BlobTools2 is a reimplementation of BlobTools, written in Python 3 with a fully modular design to make creating new datasets and adding additional analysis types even easier. Notable differences relative to BlobTools include the addition of a
blobtools add command to allow new data to be added to an existing dataset and the absence of a
blobtools view command as dataset visualisation is handled by the BlobToolKit Viewer.
BlobTools2 - assembly exploration, QC and filtering. usage: blobtools [<command>] [<args>...] [-h|--help] [--version] commands: add add data to a BlobDir create create a new BlobDir filter filter a BlobDir host host interactive view of all BlobDirs in a directory replace call blobtools add with --replace flag -h, --help show this -v, --version show version number See 'blobtools <command> --help' for more information on a specific command.
The minimum requirement to create a new dataset with BlobTools2 is an assembly FASTA file. The underlying data structure has been updated from a single JSON format BlobDB file to a collection of JSON files in a BlobDir directory. This change makes it trivial to separate dataset creation from the subsequent addition of analyses and presents the data in a format that can be efficiently processed for interactive visualisation with the BlobToolKit Viewer.
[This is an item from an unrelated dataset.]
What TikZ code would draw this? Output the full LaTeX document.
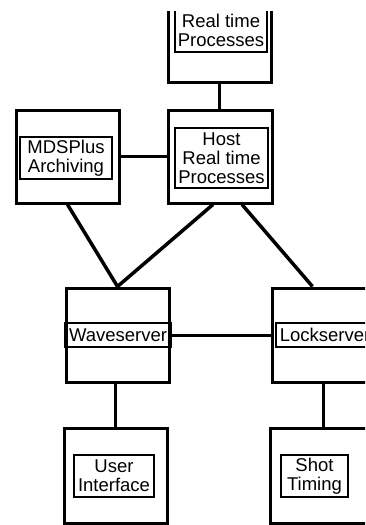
\documentclass[tikz,border=0pt]{standalone}
\usepackage{fontspec}
\setmainfont{Liberation Sans}
\begin{document}
\begin{tikzpicture}[x=1pt,y=-1pt,
  outerbox/.style={draw,line width=3pt,rectangle,inner sep=0pt,minimum width=#1},
  innerbox/.style={draw,line width=2.5pt,rectangle,inner sep=0pt,align=center,
    font=\fontsize{18.5}{19}\selectfont},
  conn/.style={line width=3pt}]
\useasboundingbox (0,0) rectangle (365,525);
\clip (0,11) rectangle (365,526);
% outer boxes
\node[outerbox=103pt,minimum height=112pt] (rt) at (219.5,26) {};
\node[outerbox=103pt,minimum height=93pt] (mds) at (67.5,156.5) {};
\node[outerbox=104pt,minimum height=93pt] (host) at (220,156.5) {};
\node[outerbox=103pt,minimum height=94pt] (wave) at (117.5,335) {};
\node[outerbox=103pt,minimum height=94pt] (lock) at (323.5,335) {};
\node[outerbox=103pt,minimum height=95pt] (ui) at (115.5,475.5) {};
\node[outerbox=103pt,minimum height=95pt] (shot) at (321.5,475.5) {};
% inner boxes
\node[innerbox,minimum width=92pt,minimum height=44pt] (rti) at (221,30) {Real time\\Processes};
\node[innerbox,minimum width=92pt,minimum height=42pt] (mdsi) at (66,158) {MDSPlus\\Archiving};
\node[innerbox,minimum width=93pt,minimum height=60pt] (hosti) at (221.5,158) {Host\\Real time\\Processes};
\node[innerbox,minimum width=106pt,minimum height=24pt] (wavei) at (118,335) {Waveserver};
\node[innerbox,minimum width=98pt,minimum height=24pt] (locki) at (325,335) {Lockserver};
\node[innerbox,minimum width=80pt,minimum height=42pt] (uii) at (114,476) {User\\Interface};
\node[innerbox,minimum width=67pt,minimum height=42pt] (shoti) at (314.5,476) {Shot\\Timing};
% connectors
\draw[conn] (rt.south) -- (rt.south |- host.north);
\draw[conn] (mds.east) -- (host.west);
\draw[conn,line width=3.5pt] (mds.south) -- (wave.north);
\draw[conn,line width=3.5pt] ([xshift=-7pt]host.south) -- (wave.north);
\draw[conn,line width=3.5pt] ([xshift=22pt]host.south) -- ([xshift=-11pt]lock.north);
\draw[conn] (wave.east) -- (lock.west);
\draw[conn] (ui.north) -- (ui.north |- wave.south);
\draw[conn] (lock.south) -- (lock.south |- shot.north);
\end{tikzpicture}
\end{document}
Additional data can be added to an existing BlobDir by parsing analysis output files into one or more fields using the
blobtools add command. This command can also be used to add metadata including links to external resources and full taxonomic information to a dataset. Currently supported analyses outputs include BLAST/Diamond sequence similarity searches, BAM/SAM/CRAM read mappings and BUSCO genome completeness assessments. Parsers are implemented as Python modules that convert the data to one of several generic datatypes (identifier, variable, category, array, array of arrays) so new analyses can be supported by adding an appropriate parser. The
blobtools replace command calls
blobtools add with a
--replace flag to allow fields to be updated.
Datasets can be filtered based on the values in any variable or category field, or using a list of identifiers. Filters may be applied to a complete dataset to allow for use of a reduced dataset without repeating analyses or applied to assembly FASTA and read FASTQ files to allow for reassembly and reanalysis. Filter parameters are all shared between BlobTools2 and the BlobToolKit Viewer, allowing interactive sessions to be reproduced on the command line.
Assuming the BlobToolKit Viewer code and dependencies are available, the
blobtools host command provides a convenient way to start the Viewer to begin interactive exploration of all BlobDir datasets in a directory.